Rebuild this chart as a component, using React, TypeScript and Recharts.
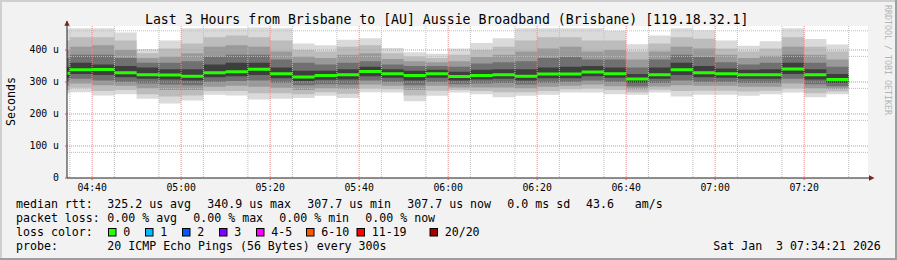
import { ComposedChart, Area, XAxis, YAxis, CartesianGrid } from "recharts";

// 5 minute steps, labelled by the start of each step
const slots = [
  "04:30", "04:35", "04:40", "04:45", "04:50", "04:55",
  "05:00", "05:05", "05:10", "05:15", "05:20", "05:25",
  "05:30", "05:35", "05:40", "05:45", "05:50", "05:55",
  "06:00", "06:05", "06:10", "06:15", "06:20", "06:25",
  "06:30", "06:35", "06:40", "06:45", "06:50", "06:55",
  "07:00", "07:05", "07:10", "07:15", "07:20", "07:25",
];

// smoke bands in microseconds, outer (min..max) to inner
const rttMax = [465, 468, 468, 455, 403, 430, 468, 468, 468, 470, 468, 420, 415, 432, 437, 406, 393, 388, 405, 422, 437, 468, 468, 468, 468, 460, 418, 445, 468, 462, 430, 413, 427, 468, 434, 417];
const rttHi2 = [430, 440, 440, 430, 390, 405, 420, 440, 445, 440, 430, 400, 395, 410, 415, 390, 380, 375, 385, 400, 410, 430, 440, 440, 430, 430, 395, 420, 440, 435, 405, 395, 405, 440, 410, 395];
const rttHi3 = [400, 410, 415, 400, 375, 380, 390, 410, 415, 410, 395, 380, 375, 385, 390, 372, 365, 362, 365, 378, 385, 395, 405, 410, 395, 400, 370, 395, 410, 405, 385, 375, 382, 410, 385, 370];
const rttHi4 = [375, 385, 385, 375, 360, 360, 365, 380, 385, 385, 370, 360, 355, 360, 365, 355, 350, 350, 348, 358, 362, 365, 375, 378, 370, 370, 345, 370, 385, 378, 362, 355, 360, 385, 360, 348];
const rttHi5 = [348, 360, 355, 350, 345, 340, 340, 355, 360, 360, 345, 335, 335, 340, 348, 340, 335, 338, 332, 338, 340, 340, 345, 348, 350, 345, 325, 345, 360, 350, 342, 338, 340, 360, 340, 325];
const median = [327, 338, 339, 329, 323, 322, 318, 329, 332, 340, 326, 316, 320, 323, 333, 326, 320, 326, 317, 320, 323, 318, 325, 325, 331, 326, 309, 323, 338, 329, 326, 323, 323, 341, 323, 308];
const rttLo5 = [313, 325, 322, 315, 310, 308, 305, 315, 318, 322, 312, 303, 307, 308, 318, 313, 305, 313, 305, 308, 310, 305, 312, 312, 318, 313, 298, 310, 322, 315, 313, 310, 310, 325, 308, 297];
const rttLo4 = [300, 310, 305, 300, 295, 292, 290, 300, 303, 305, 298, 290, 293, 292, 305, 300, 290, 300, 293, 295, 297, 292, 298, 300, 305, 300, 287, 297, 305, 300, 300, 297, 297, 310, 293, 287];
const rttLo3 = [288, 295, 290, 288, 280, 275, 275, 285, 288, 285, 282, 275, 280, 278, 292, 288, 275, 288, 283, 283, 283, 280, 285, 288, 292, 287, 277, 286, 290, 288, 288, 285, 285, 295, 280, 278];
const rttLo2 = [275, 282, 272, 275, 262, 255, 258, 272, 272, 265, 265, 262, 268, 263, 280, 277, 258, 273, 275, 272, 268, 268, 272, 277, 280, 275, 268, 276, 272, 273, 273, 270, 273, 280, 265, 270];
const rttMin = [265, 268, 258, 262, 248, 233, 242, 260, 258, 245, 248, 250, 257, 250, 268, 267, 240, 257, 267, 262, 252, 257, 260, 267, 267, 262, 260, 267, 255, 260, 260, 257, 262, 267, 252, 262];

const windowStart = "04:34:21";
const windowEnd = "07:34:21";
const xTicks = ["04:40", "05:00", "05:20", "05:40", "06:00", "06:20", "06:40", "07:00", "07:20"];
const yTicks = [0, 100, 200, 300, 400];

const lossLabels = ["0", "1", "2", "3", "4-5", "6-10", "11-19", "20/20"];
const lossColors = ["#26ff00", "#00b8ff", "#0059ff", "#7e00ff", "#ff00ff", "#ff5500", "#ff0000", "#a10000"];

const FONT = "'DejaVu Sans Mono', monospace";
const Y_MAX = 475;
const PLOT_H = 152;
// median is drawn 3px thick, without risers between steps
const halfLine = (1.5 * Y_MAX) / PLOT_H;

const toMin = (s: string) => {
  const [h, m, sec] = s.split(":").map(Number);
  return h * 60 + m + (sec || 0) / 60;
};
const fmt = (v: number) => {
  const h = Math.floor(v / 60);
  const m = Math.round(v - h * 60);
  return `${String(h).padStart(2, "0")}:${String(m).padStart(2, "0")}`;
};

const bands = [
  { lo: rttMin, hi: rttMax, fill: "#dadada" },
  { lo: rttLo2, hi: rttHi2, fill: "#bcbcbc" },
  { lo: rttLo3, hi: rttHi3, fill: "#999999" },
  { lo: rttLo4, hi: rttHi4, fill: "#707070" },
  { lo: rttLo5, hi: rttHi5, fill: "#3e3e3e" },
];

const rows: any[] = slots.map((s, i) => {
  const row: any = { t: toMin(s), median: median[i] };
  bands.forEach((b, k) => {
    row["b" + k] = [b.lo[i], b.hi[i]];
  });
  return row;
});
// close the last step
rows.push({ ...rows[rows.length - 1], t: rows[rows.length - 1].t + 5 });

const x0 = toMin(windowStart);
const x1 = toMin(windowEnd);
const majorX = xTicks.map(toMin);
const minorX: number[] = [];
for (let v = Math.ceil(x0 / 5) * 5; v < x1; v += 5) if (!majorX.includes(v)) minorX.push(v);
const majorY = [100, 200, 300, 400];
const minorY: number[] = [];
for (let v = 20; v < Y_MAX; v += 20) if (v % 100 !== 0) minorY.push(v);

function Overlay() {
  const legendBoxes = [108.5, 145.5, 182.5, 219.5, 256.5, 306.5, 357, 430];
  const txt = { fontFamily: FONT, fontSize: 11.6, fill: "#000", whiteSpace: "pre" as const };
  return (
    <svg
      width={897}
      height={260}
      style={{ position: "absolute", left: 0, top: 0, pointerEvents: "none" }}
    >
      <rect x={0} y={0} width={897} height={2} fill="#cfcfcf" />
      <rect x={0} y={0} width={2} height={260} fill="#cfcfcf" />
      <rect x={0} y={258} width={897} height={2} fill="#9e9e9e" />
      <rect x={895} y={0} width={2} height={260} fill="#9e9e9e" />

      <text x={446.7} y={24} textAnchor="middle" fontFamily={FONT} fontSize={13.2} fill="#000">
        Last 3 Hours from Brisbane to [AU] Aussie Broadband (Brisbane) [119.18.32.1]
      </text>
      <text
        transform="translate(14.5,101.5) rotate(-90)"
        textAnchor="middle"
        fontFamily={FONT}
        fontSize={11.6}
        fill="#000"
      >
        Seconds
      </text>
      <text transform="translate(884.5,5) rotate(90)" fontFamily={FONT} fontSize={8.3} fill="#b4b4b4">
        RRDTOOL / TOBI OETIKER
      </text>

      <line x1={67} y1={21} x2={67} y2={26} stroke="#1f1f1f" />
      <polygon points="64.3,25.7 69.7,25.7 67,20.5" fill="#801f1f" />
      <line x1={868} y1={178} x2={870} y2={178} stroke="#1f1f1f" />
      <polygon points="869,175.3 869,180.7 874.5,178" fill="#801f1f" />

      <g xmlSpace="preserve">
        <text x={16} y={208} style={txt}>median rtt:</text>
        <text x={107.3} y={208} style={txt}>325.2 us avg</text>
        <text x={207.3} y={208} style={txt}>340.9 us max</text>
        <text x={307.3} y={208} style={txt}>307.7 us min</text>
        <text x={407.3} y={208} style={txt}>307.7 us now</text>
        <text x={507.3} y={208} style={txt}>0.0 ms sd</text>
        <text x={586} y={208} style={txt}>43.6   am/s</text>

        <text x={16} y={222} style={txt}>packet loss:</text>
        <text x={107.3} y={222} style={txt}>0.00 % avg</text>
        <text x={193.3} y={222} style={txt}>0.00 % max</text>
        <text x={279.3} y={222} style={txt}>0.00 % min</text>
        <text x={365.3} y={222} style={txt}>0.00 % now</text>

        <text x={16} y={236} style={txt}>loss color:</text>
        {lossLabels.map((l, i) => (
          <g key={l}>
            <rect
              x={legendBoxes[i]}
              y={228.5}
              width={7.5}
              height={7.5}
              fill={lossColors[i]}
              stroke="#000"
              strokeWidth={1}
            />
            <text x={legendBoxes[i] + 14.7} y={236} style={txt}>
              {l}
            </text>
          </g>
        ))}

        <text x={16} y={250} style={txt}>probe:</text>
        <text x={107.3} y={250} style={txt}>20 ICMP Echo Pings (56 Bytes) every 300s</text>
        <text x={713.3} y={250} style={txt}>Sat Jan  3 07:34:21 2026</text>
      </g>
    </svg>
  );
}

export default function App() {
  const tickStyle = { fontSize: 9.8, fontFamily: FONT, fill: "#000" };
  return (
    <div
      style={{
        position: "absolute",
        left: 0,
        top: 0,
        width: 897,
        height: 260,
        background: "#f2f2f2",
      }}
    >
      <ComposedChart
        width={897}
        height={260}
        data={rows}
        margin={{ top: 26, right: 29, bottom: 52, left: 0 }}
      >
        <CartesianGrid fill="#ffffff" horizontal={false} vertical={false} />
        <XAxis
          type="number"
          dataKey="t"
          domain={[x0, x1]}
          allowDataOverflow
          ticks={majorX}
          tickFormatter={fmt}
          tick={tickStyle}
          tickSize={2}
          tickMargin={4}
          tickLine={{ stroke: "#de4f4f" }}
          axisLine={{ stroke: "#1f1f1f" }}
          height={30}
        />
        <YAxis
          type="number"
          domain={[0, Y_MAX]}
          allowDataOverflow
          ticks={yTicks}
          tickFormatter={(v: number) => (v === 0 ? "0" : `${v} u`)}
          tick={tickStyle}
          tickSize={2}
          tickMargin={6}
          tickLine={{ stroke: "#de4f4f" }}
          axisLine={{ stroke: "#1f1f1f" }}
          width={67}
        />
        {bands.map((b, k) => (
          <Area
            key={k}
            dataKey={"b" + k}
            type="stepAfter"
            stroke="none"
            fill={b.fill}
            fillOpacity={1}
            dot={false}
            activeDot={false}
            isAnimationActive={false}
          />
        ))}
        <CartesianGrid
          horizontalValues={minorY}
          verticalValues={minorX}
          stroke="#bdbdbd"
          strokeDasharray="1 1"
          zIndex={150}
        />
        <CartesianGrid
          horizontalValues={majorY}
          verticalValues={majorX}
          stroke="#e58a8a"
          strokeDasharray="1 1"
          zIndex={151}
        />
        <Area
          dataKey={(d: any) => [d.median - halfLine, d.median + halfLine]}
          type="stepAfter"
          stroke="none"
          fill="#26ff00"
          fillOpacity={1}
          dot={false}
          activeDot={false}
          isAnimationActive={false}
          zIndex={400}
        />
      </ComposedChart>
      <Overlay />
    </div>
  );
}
═══
- _What the task requires_: Please reproduce the listing exactly from its opening line through the line that contains "XAxis, YAxis, CartesianGrid", both included, with all pictures omitted.

- _Solution to the problem_:
Rebuild this chart as a component, using React, TypeScript and Recharts.
import { ComposedChart, Area, XAxis, YAxis, CartesianGrid } from "recharts";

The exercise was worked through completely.